Pero los negocios no pueden caminar al ritmo de la política, y menos cuando la función de ésta es obstruir la buena marcha de los negocios. Por tanto, por vital que parezca Vivo para el balance y la cuenta de resultados de PT, que lo es, no tiene sentido impedir su crecimiento como lo ha hecho la portuguesa hasta ahora, cuando hay una alternativa multiplicadora sobre la mesa. Por ello, la política tiene que cambiar el paso, para que desde Bruselas, desde Madrid y desde Lisboa, la presión de políticos, empresarios, líderes de opinión y analistas del mercado acorten los plazos los más posible.
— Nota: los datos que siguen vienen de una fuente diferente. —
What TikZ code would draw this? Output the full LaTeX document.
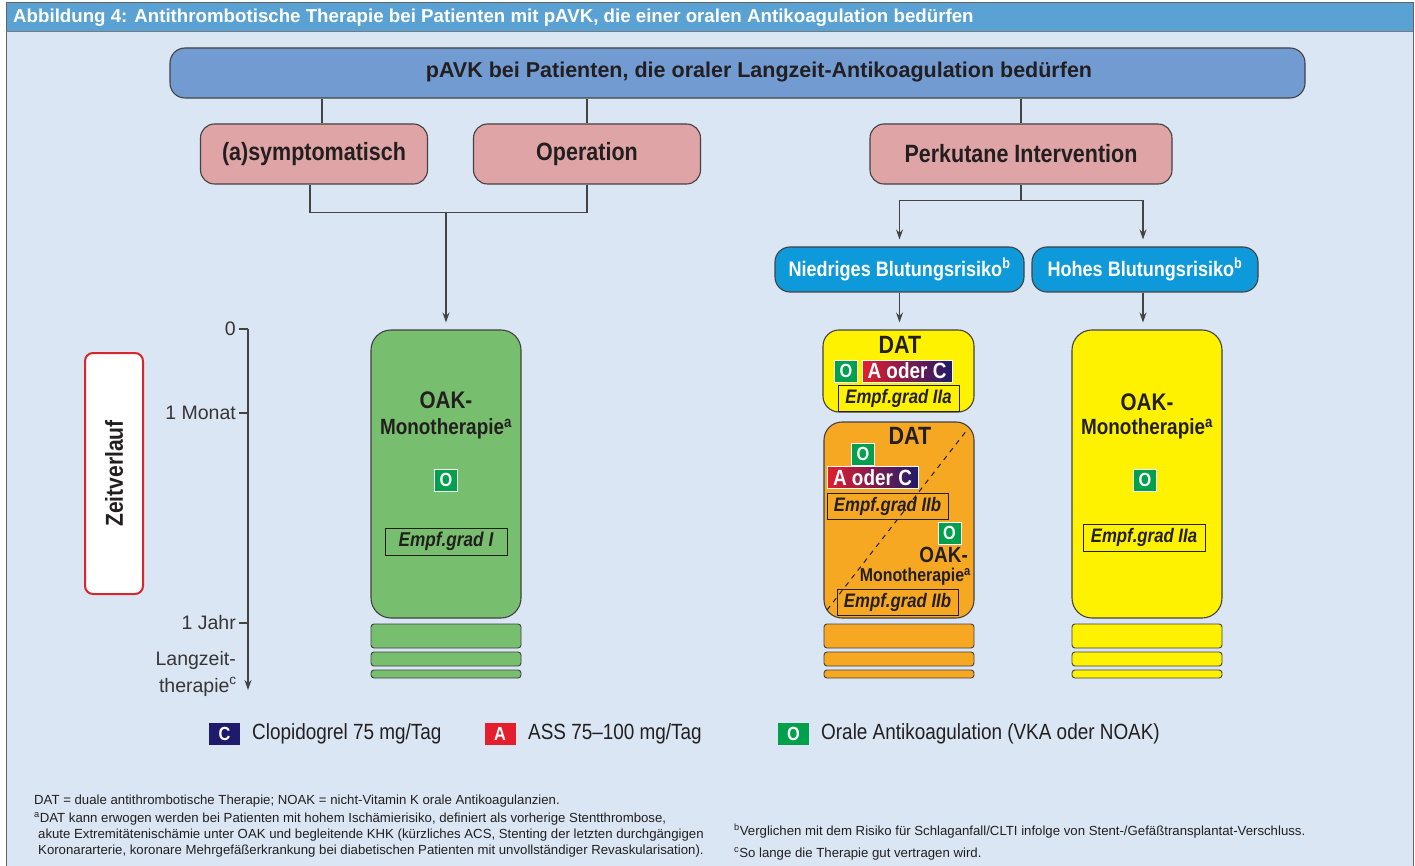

El Ejecutivo luso tiene que entender que en una economía sin muros, en un mundo plano a efectos de los negocios, y en una Unión Europea con moneda única y sin fronteras, no se pueden poner zancadillas políticas a la libertad de movimientos de los capitales ni a la libertad de empresa, y menos por ejercer un indisimulado nacionalismo económico más propio de escudos y pesetas, del pasado en definitiva, que de euros. La zona euro se ha dotado de unos instrumentos de libertad económica y de respeto a la competencia que deben convertirla en la primera potencia económica del mundo. Pero sus países no pueden mantener herramientas provincianas que vulneran abiertamente la seguridad jurídica, y que terminan reduciendo los flujos de inversión.